For the moment, there are no budget flights straight to Transylvania — which, when you consider the plight of Prague or Zagreb, is no bad thing. In a few years, I imagine, word of its natural beauty and wildness will spread, and visitors will descend in great numbers. For the moment, though, the flipside of having the place to yourself is that there isn’t a great choice of places to stay outside towns like Târgu Mures or Cluj. A good base is the guesthouse on the Count Mikes Estate in Zabola, nestling at the foot of the Carpathians (www.zabola.com). Gregor and Alexander Roy-Chowdhury, its owners, are scions of the ancient Hungarian Mikes family and of a Bengali aristocrat. Romania’s communist regime seized the family’s property and used the buildings in Zabola to house a camp for communist youth and a hospital for tuberculosis, but Gregor abandoned his career in investment banking to reclaim the family property through restitution, and now has six guest rooms in a converted outbuilding, though the estate’s two castles remain uninhabitable.

It’s not too difficult to get to the estate — I was picked up from Brasov station by Árpi, one of the estate retainers, a chap recognisable from the Cotswolds to the Urals: gumboots, canvas trousers, moustache and roll-up cigarettes. And the food is good and traditional. Transylvanian food is, like the land itself, a mixture of Hungarian, Romanian and Saxon and, as I witnessed, the farming methods are entirely traditional. ‘We cook partly according to 18th- and 19th-century aristocratic Transylvanian cookbooks,’ said Zsolna, Gregor’s wife. ‘We have lots of trout from the river and game like wild boar.’ That night I dined off Hungarian pörkölt (often called goulash elsewhere) with Romanian mamaliga (polenta), a perfect Transylvanian concoction. Homemade plum pálinka proved a welcome improvement on industrial alcohol, cumin or no cumin.

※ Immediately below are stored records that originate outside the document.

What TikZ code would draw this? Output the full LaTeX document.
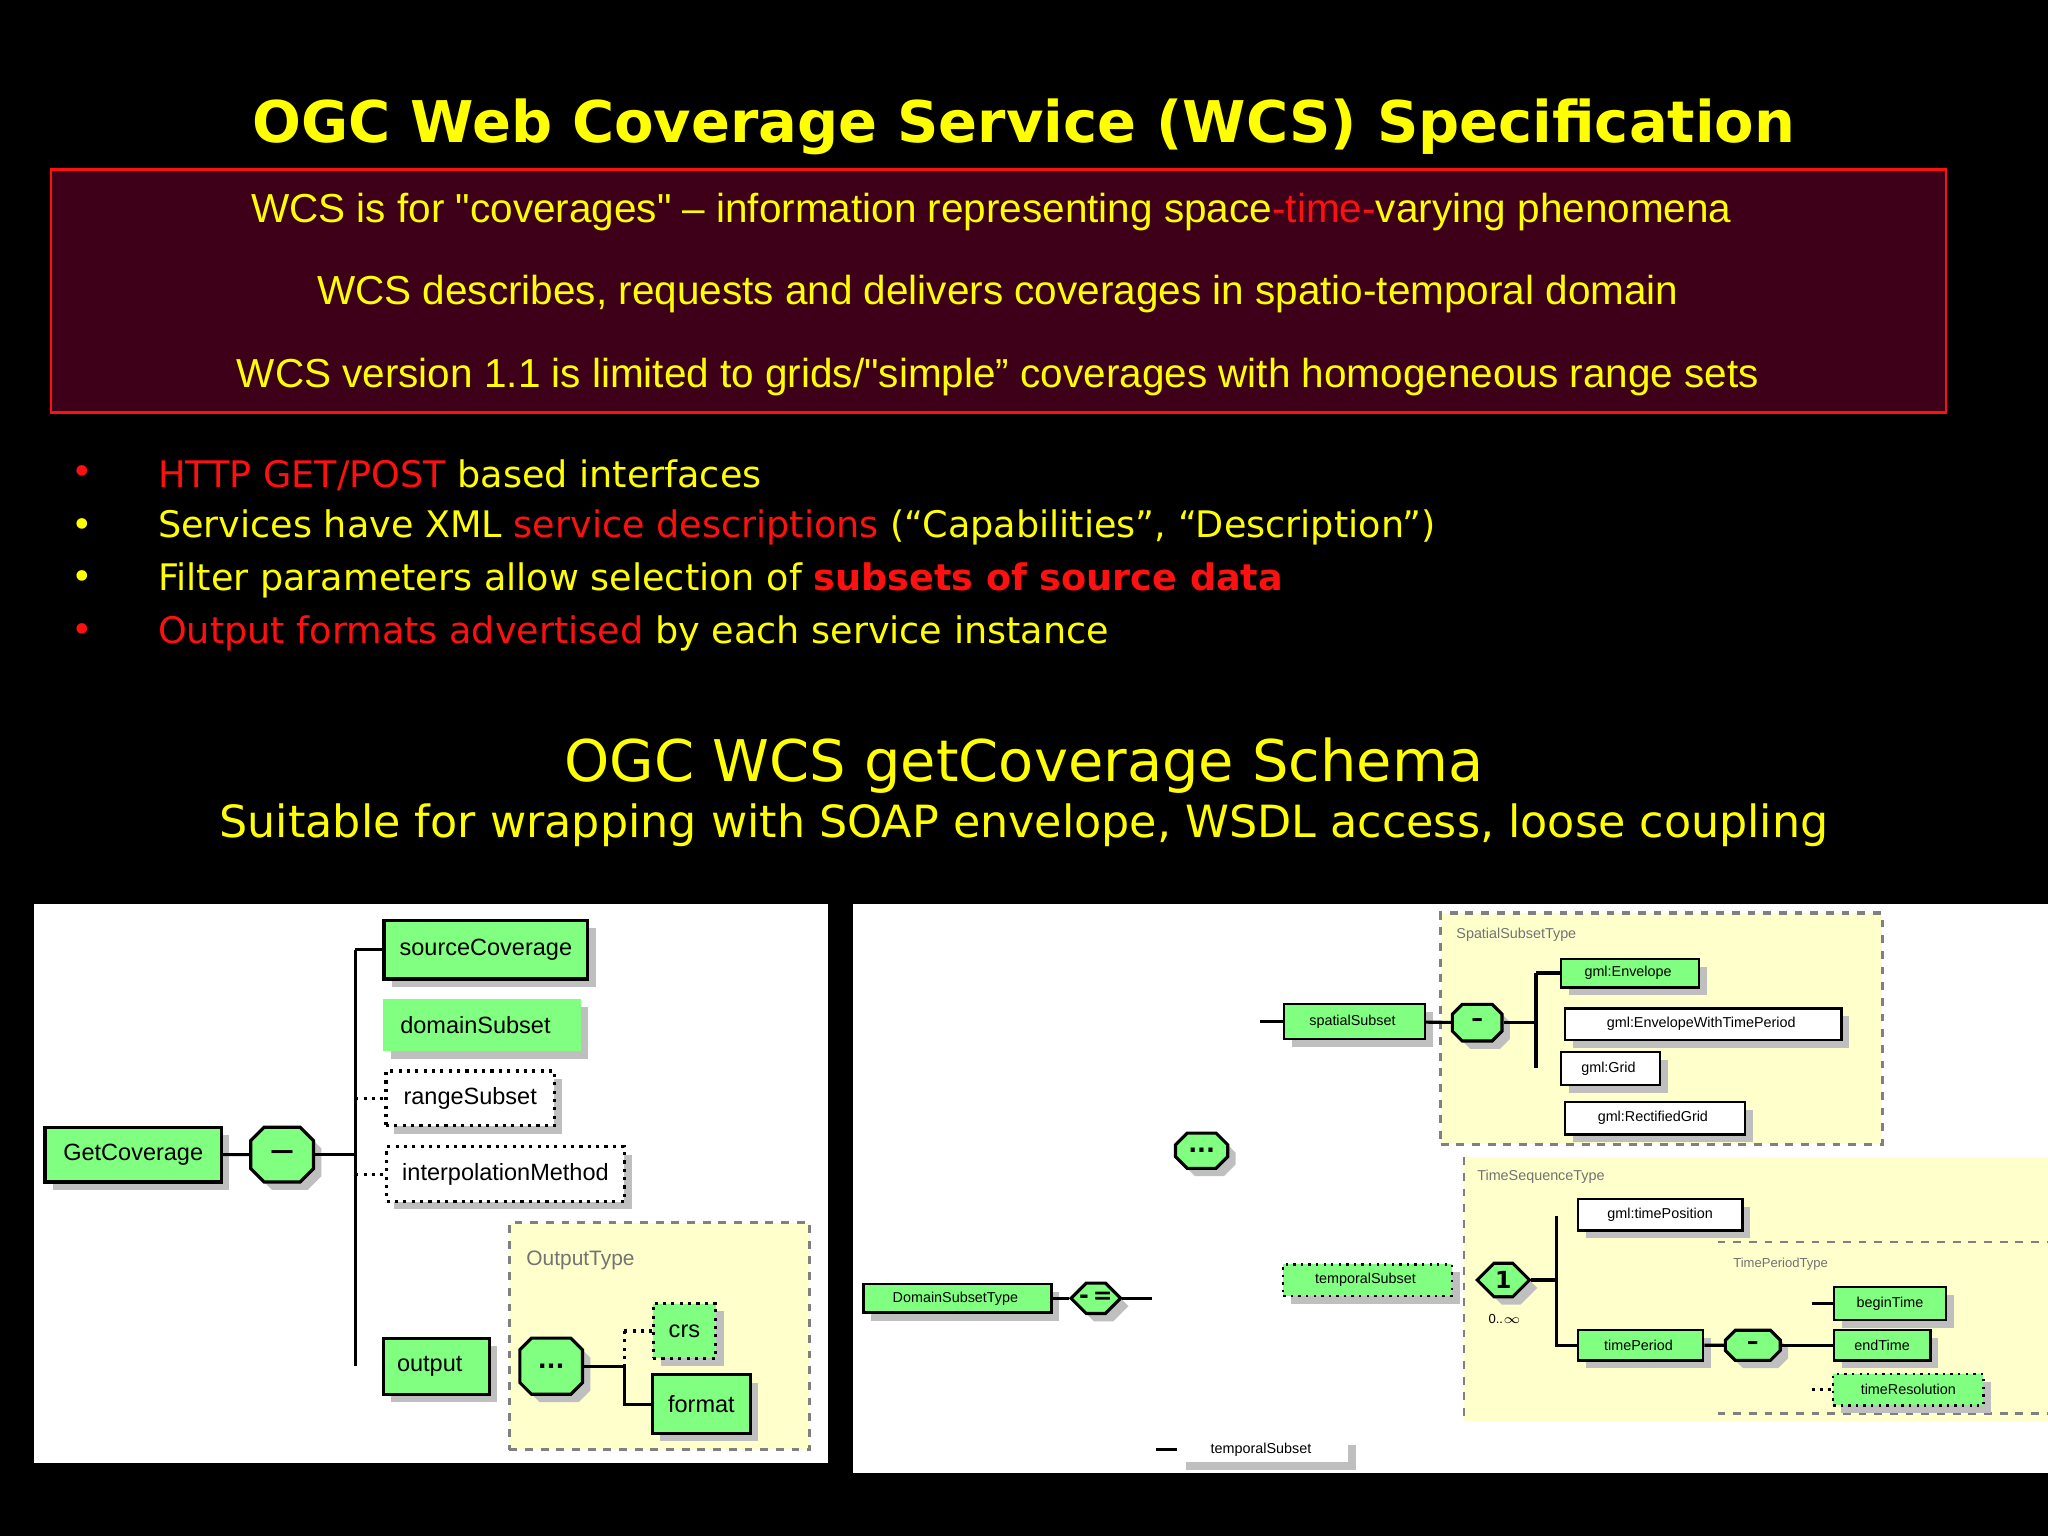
\documentclass[tikz,border=0pt]{standalone}
\usepackage{fontspec}
\setmainfont{DejaVu Sans}
\newfontfamily\arialf{Liberation Sans}
\usetikzlibrary{shapes.misc,shadows}
\definecolor{ye}{HTML}{FFFF00}
\definecolor{rd}{HTML}{FF1010}
\definecolor{mar}{HTML}{3D0018}
\definecolor{gn}{HTML}{80FF80}
\definecolor{py}{HTML}{FFFFCC}
\tikzset{
 wh/.style 2 args={minimum width=#1*0.5pt,minimum height=#2*0.5pt},
 sh/.style={drop shadow={shadow xshift=3pt,shadow yshift=-3pt,fill=black!25,opacity=1}},
 gbox/.style={sh,fill=gn,draw=black,line width=1.2pt,inner sep=1pt,font=\arialf\fontsize{9}{10}\selectfont},
 wbox/.style={sh,fill=white,draw=black,line width=1.2pt,inner sep=1pt,font=\arialf\fontsize{9}{10}\selectfont},
 sgbox/.style={gbox,font=\arialf\fontsize{5.5}{6}\selectfont,line width=0.9pt},
 swbox/.style={wbox,font=\arialf\fontsize{5.5}{6}\selectfont,line width=0.9pt},
 oct/.style={sh,chamfered rectangle,fill=gn,draw=black,line width=1.2pt,inner sep=0pt,font=\bfseries\small},
 conn/.style={line width=1.2pt},
 dconn/.style={line width=1.2pt,dotted},
 ybox/.style={fill=py,draw=black!50,dashed,line width=1.2pt},
 tlab/.style={text=black!55,anchor=west,font=\arialf\fontsize{8}{9}\selectfont},
 bul/.style={anchor=west,text=ye,font=\fontsize{14}{16}\selectfont},
}
\begin{document}
\begin{tikzpicture}[x=0.5pt,y=-0.5pt]
\fill[black] (0,0) rectangle (1568,1176);
\useasboundingbox (0,0) rectangle (1568,1176);
\node[text=ye,font=\bfseries\fontsize{22}{26}\selectfont] (title) at (784,97) {OGC Web Coverage Service (WCS) Specification};
\node[fill=mar,draw=rd,line width=1pt,wh={1451}{186}] (box) at (764.5,223) {};
\begin{scope}[every node/.style={text=ye,font=\arialf\fontsize{15.5}{18}\selectfont}]
\node (l1) at (759,162) {WCS is for "coverages" – information representing space\textcolor{rd}{-time-}varying phenomena};
\node (l2) at (764,225) {WCS describes, requests and delivers coverages in spatio-temporal domain};
\node (l3) at (764,289) {WCS version 1.1 is limited to grids/"simple” coverages with homogeneous range sets};
\end{scope}
\foreach \y/\c in {364/rd,404/ye,444/ye,485/rd}{\node[text=\c,font=\fontsize{14}{16}\selectfont] at (63,\y) {•};}
\node[bul] (b1) at (114,364) {\textcolor{rd}{HTTP GET/POST} based interfaces};
\node[bul] (b2) at (114,404) {Services have XML \textcolor{rd}{service descriptions} (“Capabilities”, “Description”)};
\node[bul] (b3) at (114,444) {Filter parameters allow selection of \textcolor{rd}{\bfseries subsets of source data}};
\node[bul] (b4) at (114,485) {\textcolor{rd}{Output formats advertised} by each service instance};
\node[text=ye,font=\fontsize{22}{26}\selectfont] (h2) at (784,586) {OGC WCS getCoverage Schema};
\node[text=ye,font=\fontsize{17}{20}\selectfont] (h3) at (784,632) {Suitable for wrapping with SOAP envelope, WSDL access, loose coupling};
% left panel
\fill[white] (26,692) rectangle (634,1120);
\node[ybox,wh={230}{174}] (ot) at (505,1023) {};
\node[tlab] (otl) at (396,965) {OutputType};
\node[gbox,wh={135}{42}] (gc) at (102,884) {GetCoverage};
\node[oct,wh={48}{42}] (o1) at (216,884) {---};
\node[gbox,wh={156}{45}] (sc) at (372,727) {sourceCoverage};
\node[gbox,draw=none,wh={151}{40}] (ds) at (369,785) {domainSubset\ \ \ };
\node[wbox,dotted,wh={129}{42}] (rs) at (360,841) {rangeSubset};
\node[wbox,dotted,wh={182}{42}] (im) at (387,899) {interpolationMethod};
\node[gbox,wh={81}{43}] (op) at (334,1046) {output\ \ \ };
\node[oct,wh={48}{43}] (o2) at (422,1046) {...};
\node[gbox,dotted,wh={48}{42}] (crs) at (524,1019) {crs};
\node[gbox,wh={75}{45}] (fmt) at (537,1075) {format};
\draw[conn] (gc) -- (o1);
\draw[conn] (o1.east) -- (272,884);
\draw[conn] (272,727) -- (272,1046);
\draw[conn] (272,727) -- (sc.west);
\draw[dconn] (272,841) -- (rs.west);
\draw[dconn] (272,899) -- (im.west);
\draw[conn] (o2.east) -- (478,1046);
\draw[dconn] (478,1019) -- (478,1046);
\draw[conn] (478,1046) -- (478,1075) -- (fmt.west);
\draw[dconn] (478,1019) -- (crs.west);
% right panel
\fill[white] (653,692) rectangle (1568,1128);
\node[ybox,wh={338}{177}] (sst) at (1272,787.5) {};
\node[tlab,font=\arialf\fontsize{5.5}{6}\selectfont] (sstl) at (1108,716) {SpatialSubsetType};
\fill[py] (1121,886) rectangle (1568,1088);
\draw[black!50,dashed,line width=1pt] (1121,886) -- (1121,1088);
\node[tlab,font=\arialf\fontsize{5.5}{6}\selectfont] (tstl) at (1124,901) {TimeSequenceType};
\draw[black!50,dashed,line width=1pt] (1315,951) -- (1568,951) (1315,1082) -- (1568,1082);
\node[tlab,font=\arialf\fontsize{5}{6}\selectfont] (tptl) at (1320,968) {TimePeriodType};
\node[sgbox,wh={108}{27}] (ss) at (1037,782) {spatialSubset\ \ };
\node[oct,wh={38}{28}] (o3) at (1131,783) {--};
\node[sgbox,wh={106}{22}] (env) at (1248,745) {gml:Envelope\ \ };
\node[swbox,wh={212}{24}] (envt) at (1304,784) {gml:EnvelopeWithTimePeriod\ \ };
\node[swbox,wh={76}{25}] (grid) at (1233,818) {gml:Grid\ \ };
\node[swbox,wh={138}{25}] (rgrid) at (1267,856) {gml:RectifiedGrid\ \ };
\draw[conn] (965,782) -- (ss.west);
\draw[conn] (ss) -- (o3);
\draw[conn] (o3.east) -- (1176,783);
\draw[conn] (1176,745) -- (1176,818);
\draw[conn] (1176,745) -- (env.west);
\node[oct,wh={40}{27}] (o4) at (920,881) {...};
\node[sgbox,wh={144}{22}] (dst) at (733,994) {DomainSubsetType\ \ };
\node[oct,wh={38}{22}] (o5) at (839,994) {-\,=};
\draw[conn] (dst) -- (o5);
\draw[conn] (o5.east) -- (882,994);
\node[sgbox,dotted,wh={129}{24}] (ts) at (1047,980) {temporalSubset\ \ };
\node[oct,wh={40}{24}] (o6) at (1151,980) {1};
\node[font=\arialf\fontsize{5}{6}\selectfont] (inf) at (1152,1010) {0..$\infty$};
\node[swbox,wh={126}{24}] (tpos) at (1271,930) {gml:timePosition};
\node[sgbox,wh={96}{23}] (tp) at (1256,1030) {timePeriod\ \ };
\node[oct,wh={42}{23}] (o7) at (1342,1030) {--};
\node[sgbox,wh={86}{25}] (bt) at (1447,998) {beginTime};
\node[sgbox,wh={74}{23}] (et) at (1441,1030) {endTime};
\node[sgbox,dotted,wh={115}{24}] (tr) at (1461,1064) {timeResolution};
\draw[conn] (o6.east) -- (1192,980);
\draw[conn] (1192,931) -- (1192,1030) -- (tp.west);
\draw[conn] (tp) -- (o7);
\draw[conn] (o7.east) -- (1387,1030);
\draw[conn] (1387,998) -- (bt.west);
\draw[conn] (1387,1030) -- (et.west);
\draw[dconn] (1387,1064) -- (tr.west);
\node[swbox,draw=none,wh={130}{19}] (ts2) at (967,1110) {temporalSubset\ \ };
\draw[conn] (885,1110) -- (ts2.west);
\end{tikzpicture}
\end{document}
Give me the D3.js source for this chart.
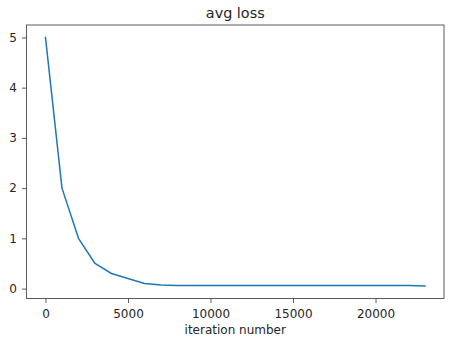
<!DOCTYPE html>
<html><head><meta charset="utf-8">
<script src="https://cdn.jsdelivr.net/npm/d3@7"></script>
<style>body{margin:0;background:#fff}svg{display:block}text{font-family:"DejaVu Sans",sans-serif;fill:#262626}</style>
</head><body><svg id="c" width="462" height="350"></svg>
<script>
const iterations = [0,1000,2000,3000,4000,5000,6000,7000,8000,9000,10000,11000,12000,13000,14000,15000,16000,17000,18000,19000,20000,21000,22000,23000];
const avgLoss = [5.0,2.0,1.0,0.5,0.3,0.2,0.1,0.07,0.06,0.06,0.06,0.06,0.06,0.06,0.06,0.06,0.06,0.06,0.06,0.06,0.06,0.06,0.06,0.05];
const xTicks = [0,5000,10000,15000,20000];
const yTicks = [0,1,2,3,4,5];
const title = "avg loss";
const xLabel = "iteration number";

const svg = d3.select("#c");
const L=26.5,R=444,T=25,B=298.5;
const xmin=d3.min(iterations),xmax=d3.max(iterations),ymin=d3.min(avgLoss),ymax=d3.max(avgLoss);
const xp=(xmax-xmin)*0.05, yp=(ymax-ymin)*0.05;
const x=d3.scaleLinear().domain([xmin-xp,xmax+xp]).range([L,R]);
const y=d3.scaleLinear().domain([ymin-yp,ymax+yp]).range([B,T]);

const line=d3.line().x((d,i)=>x(iterations[i])).y(d=>y(d));
svg.append("path").datum(avgLoss).attr("d",line).attr("fill","none").attr("stroke","#1f77b4").attr("stroke-width",1.5).attr("stroke-linejoin","round").attr("stroke-linecap","square");

const gx=svg.append("g").attr("transform",`translate(0,${B})`).call(d3.axisBottom(x).tickValues(xTicks).tickFormat(d3.format("d")).tickSize(4.5).tickPadding(4));
const gy=svg.append("g").attr("transform",`translate(${L},0)`).call(d3.axisLeft(y).tickValues(yTicks).tickFormat(d3.format("d")).tickSize(4.5).tickPadding(5));
[gx,gy].forEach(g=>{g.select(".domain").remove();g.selectAll("line").attr("stroke","#333").attr("stroke-width",0.8);g.selectAll("text").attr("font-size",12).attr("fill","#262626").style("font-family","DejaVu Sans");});
gx.selectAll("text").attr("dy",null).attr("y",19.5);

svg.append("rect").attr("x",L).attr("y",T).attr("width",R-L).attr("height",B-T).attr("fill","none").attr("stroke","#333").attr("stroke-width",0.8);

svg.append("text").attr("x",(L+R)/2).attr("y",18).attr("text-anchor","middle").attr("font-size",14.4).text(title);
svg.append("text").attr("x",(L+R)/2).attr("y",334).attr("text-anchor","middle").attr("font-size",12).text(xLabel);
</script></body></html>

After supper I ventured across the ‘volcanoes’ to a boozer in the singular village of Kommando. As the name suggests, Kommando was a military frontier post of the Austro-Hungarian empire, perched in a lonely spot high above Zabola. I must have seemed quite exotic to these stout mountaineers, whose favourite food in the depths of winter seems to be ice cream, and whose tolerance of the Bontempi organ is superhuman. But they proved, like everyone that we encountered, astoundingly friendly.